------ DATASET EXCERPT

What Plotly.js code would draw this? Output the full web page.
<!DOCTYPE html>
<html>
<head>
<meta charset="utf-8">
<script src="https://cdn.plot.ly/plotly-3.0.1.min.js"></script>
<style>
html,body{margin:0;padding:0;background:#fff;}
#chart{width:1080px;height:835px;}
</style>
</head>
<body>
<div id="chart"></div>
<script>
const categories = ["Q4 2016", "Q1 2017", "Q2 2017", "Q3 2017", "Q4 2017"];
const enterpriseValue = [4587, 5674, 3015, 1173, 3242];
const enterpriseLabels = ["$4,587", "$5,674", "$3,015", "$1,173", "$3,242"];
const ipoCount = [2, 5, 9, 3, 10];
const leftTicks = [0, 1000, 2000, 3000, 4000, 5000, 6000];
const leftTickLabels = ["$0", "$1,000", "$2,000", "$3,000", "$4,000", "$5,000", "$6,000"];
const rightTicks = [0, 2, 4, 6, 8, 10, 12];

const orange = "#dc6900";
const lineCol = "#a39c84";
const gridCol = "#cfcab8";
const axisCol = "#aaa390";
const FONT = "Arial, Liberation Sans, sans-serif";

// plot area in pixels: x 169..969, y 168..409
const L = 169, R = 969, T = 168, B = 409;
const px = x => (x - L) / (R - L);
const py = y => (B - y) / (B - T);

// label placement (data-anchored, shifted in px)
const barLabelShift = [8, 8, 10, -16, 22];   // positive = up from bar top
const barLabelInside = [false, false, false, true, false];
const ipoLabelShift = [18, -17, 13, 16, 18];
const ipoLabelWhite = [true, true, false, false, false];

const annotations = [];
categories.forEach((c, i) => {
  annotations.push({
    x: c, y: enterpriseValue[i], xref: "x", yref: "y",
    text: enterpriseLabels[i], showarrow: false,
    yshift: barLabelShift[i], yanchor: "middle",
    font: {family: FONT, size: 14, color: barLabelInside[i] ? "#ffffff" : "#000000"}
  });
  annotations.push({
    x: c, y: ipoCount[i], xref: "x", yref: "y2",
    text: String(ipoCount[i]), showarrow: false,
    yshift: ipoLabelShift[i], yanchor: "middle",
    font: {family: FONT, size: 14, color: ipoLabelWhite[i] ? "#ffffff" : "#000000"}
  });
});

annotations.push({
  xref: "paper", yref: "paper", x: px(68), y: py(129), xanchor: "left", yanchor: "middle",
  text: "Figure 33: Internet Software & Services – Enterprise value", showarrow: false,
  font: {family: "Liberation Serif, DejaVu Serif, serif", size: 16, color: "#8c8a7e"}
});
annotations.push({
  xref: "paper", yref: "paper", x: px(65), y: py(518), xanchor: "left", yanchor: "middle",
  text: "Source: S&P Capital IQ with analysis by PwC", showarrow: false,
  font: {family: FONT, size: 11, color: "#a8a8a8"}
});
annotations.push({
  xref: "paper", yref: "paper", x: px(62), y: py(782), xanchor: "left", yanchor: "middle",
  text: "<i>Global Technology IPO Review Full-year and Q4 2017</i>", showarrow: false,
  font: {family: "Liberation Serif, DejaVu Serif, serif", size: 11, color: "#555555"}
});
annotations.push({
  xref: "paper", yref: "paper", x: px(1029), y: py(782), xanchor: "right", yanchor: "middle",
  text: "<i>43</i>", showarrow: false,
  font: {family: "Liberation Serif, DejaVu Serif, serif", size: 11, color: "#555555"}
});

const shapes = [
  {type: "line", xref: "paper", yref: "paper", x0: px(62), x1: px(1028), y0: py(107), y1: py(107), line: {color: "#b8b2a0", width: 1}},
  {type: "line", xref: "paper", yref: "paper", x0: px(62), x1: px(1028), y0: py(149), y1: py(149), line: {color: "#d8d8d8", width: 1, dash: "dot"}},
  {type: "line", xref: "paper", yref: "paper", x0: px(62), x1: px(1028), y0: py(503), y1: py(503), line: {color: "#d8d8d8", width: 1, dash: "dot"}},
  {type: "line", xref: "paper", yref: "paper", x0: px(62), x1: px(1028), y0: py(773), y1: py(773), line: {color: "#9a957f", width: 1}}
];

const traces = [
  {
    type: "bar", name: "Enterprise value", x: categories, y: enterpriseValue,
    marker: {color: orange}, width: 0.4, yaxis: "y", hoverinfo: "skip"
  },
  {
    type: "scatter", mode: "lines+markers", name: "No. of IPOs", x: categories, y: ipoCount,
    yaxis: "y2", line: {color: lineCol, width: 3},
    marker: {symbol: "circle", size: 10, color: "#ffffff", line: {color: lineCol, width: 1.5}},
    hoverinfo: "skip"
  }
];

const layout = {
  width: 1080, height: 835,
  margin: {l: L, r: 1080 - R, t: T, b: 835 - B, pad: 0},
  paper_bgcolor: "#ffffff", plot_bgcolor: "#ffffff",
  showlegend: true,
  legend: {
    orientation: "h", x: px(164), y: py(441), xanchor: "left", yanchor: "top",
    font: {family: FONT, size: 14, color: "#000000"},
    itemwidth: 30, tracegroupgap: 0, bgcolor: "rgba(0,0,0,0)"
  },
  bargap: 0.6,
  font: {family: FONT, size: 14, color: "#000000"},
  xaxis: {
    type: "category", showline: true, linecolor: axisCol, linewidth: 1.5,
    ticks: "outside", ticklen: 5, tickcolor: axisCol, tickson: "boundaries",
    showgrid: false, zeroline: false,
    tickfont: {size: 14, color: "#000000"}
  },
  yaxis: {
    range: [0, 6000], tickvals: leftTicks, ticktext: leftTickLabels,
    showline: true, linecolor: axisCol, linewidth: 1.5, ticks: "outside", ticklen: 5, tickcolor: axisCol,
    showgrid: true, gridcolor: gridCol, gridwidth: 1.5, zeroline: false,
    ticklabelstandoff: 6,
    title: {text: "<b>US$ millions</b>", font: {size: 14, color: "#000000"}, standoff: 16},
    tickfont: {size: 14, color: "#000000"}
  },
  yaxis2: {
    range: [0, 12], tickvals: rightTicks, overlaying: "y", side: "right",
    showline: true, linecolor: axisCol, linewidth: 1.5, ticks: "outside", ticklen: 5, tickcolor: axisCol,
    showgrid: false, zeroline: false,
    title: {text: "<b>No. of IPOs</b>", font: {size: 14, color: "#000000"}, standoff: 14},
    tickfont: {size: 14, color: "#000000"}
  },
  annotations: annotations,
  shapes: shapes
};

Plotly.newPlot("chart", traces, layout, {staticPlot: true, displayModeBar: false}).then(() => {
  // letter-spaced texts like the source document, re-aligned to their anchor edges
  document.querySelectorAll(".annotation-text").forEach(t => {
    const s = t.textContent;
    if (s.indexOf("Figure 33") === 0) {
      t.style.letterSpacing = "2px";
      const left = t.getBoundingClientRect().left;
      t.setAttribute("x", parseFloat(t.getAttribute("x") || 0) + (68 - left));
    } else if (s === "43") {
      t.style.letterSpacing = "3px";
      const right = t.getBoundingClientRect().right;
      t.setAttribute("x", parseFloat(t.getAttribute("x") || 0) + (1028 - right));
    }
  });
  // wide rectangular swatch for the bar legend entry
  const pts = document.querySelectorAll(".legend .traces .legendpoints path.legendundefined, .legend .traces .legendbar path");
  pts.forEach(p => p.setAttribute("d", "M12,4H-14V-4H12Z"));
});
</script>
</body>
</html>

------------

# EXERCISE GOAL
Please write out the material word for word from its first line through the line holding "const rightTicks = [0, 2, 4, 6, 8, 10, 12];", including both, and no line past it.

# EXERCISE OUTPUT
What Plotly.js code would draw this? Output the full web page.
<!DOCTYPE html>
<html>
<head>
<meta charset="utf-8">
<script src="https://cdn.plot.ly/plotly-3.0.1.min.js"></script>
<style>
html,body{margin:0;padding:0;background:#fff;}
#chart{width:1080px;height:835px;}
</style>
</head>
<body>
<div id="chart"></div>
<script>
const categories = ["Q4 2016", "Q1 2017", "Q2 2017", "Q3 2017", "Q4 2017"];
const enterpriseValue = [4587, 5674, 3015, 1173, 3242];
const enterpriseLabels = ["$4,587", "$5,674", "$3,015", "$1,173", "$3,242"];
const ipoCount = [2, 5, 9, 3, 10];
const leftTicks = [0, 1000, 2000, 3000, 4000, 5000, 6000];
const leftTickLabels = ["$0", "$1,000", "$2,000", "$3,000", "$4,000", "$5,000", "$6,000"];
const rightTicks = [0, 2, 4, 6, 8, 10, 12];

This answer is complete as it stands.